Roma, 28 ottobre 2023 – Il buongiorno si vede dal mattino. "Stanotte ho dormito pochino: abbiamo definito la legge di bilancio", annuncia Matteo Salvini. "La manovra non è ancora chiusa", smentisce Antonio Tajani. Da Bruxelles la premier chiude la questione: "Il testo c’è, è già stato inviato dal Mef a Palazzo Chigi". In effetti, il testo è stato spedito dal ministro Giancarlo Giorgetti, ma non è detto che sia definitivo.
Al termine di un’ordinaria giornata di caos, si fa strada l’idea che servirà il vertice di lunedì – convocato in realtà sulle riforme istituzionali – per mettere la parola fine alle tensioni tra alleati. Nel caos, è impossibile tirare bilanci conclusivi. A bocce in movimento, il leader della Lega ha segnato un punto, anche se più di facciata che di sostanza. Ma nella situazione data, con i pochi soldi a disposizione ipotecati dal taglio del cuneo e dal contratto della Pa, per tutti è questione di apparenza.
E questa è garantita dal ritorno a quota 103, confermata per tutto l’anno prossimo. Certo, ci sono tali e tanti paletti e restrizioni che quella quota è più formale che reale. Il governo conferma l’intenzione di rendere l’uscita anticipata dal lavoro difficile e disincentivata da una raffica di penalizzazioni. Poco importa per Salvini: il gol l’ha realizzato dopo l’ennesima telefonata con Giorgia.
Del resto, c’è pure la retromarcia sul prelievo dei conti bancari in caso di pignoramento. "Quella norma – ripete la premier – nella legge di bilancio non c’è mai stata". Eppure, i leader della Lega e di Forza Italia che si erano scagliati contro l’irruzione nei conti correnti di mestiere fanno i vicepremier: immaginare che abbiano preso di mira una misura inesistente è un po’ difficile. La norma in realtà era prevista in linea generale dalla delega fiscale (discussa con tutti, puntualizzano al Mef) ma viene rinviata a un provvedimento successivo "sentito il Garante per la privacy".
Se Salvini ride a metà, a Tajani non resta che piangere. Nella legge di bilancio le sue richieste sono state ignorate. Le pensioni minime non aumentano: restano a seicento euro. La tassa sugli affitti brevi passa dal 21 al 26 per cento. "Applicare la stessa cedolare del 21% a chi affitta a famiglie o studenti e a chi, invece, affitta legittimamente il proprio immobile in ambito turistico non ha molto senso e ha contribuito a creare, soprattutto nelle grandi città, l’enorme carenza di case a disposizione di fuori sede e famiglie", spiega il sottosegretario alla presidenza Giovanbattista Fazzolari. Ma nel partito azzurro prende corpo la scelta di non rispettare l’impegno chiesto da Giorgetti, e ribadito da Giorgia Meloni, di non presentare emendamenti di maggioranza. "Se la manovra è da correggere perché ci sono storture, ci saranno emendamenti", assicura il vicepresidente della Camera, Giorgio Mulè.

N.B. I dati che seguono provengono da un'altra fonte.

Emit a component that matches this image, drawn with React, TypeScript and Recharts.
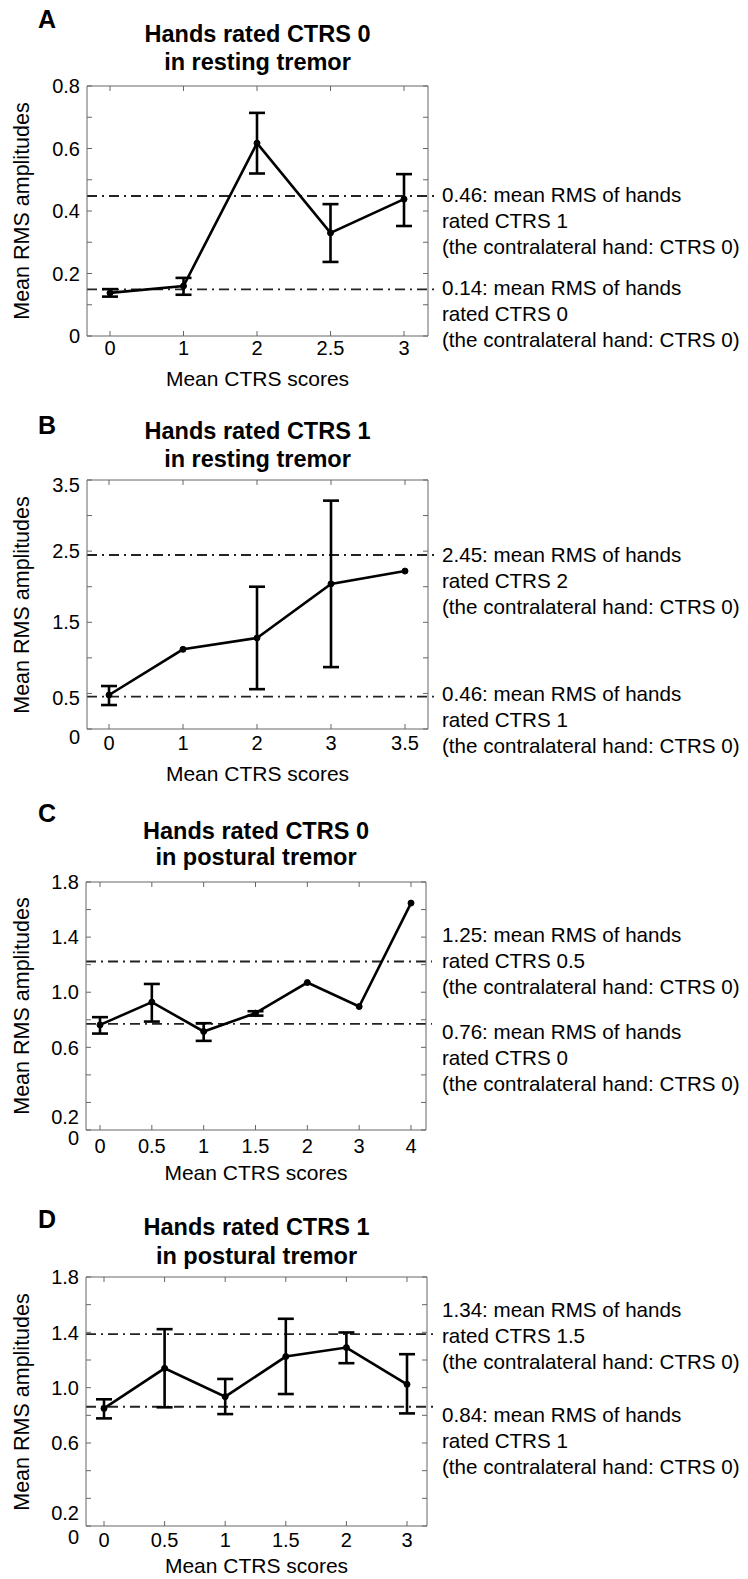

E del resto, in via informale,su questo punto nevralgico il Mef si muove con circospezione: "È legittimo presentare emendamenti, purché siano auto-coperti. Se si chiede l’aumento delle pensioni minime, bisogna dire dove si trovano i soldi. Ci vuole consapevolezza del momento difficile che il Paese sta attraversando". Consapevoli a Forza Italia lo sono, ma di qui ad accontentarsi di niente c’è una certa differenza. Così, si affaccia l’ipotesi più invisa agli occhi della premier: un ritorno della manovra in Consiglio dei ministri per ulteriori limature. L’opposizione lo chiede, Renzi addirittura scrive al Quirinale per chiedere al capo dello Stato di "svolgere verifiche" sul comportamento del governo, ai limiti della "violazione costituzionale".
Meloni vuole evitarlo ad ogni costo, perché restituirebbe il quadro di una maggioranza divisa mentre lei mira a presentarla granitica. Soprattutto, la palese spaccatura indebolirebbe l’immagine del governo all’estero, dove si gioca la vera partita, quella sulla riforma del Patto di stabilità su cui pende la richiesta italiana di scorporare dal rapporto deficit/Pil le spese strategiche. L’asso nella manica di Giorgia è la mancata ratifica del Mes, ma per avere qualche possibilità di giocare la sua unica carta vincente con successo non può permettersi di guidare un governo che appare rissoso, caotico e diviso: "Non ho problemi né con Salvini, né con Tajani, né con Mediaset", assicura lei. Al momento proprio questa è la foto che la querelle sulla legge di bilancio sta restituendo agli italiani e soprattutto all’Europa.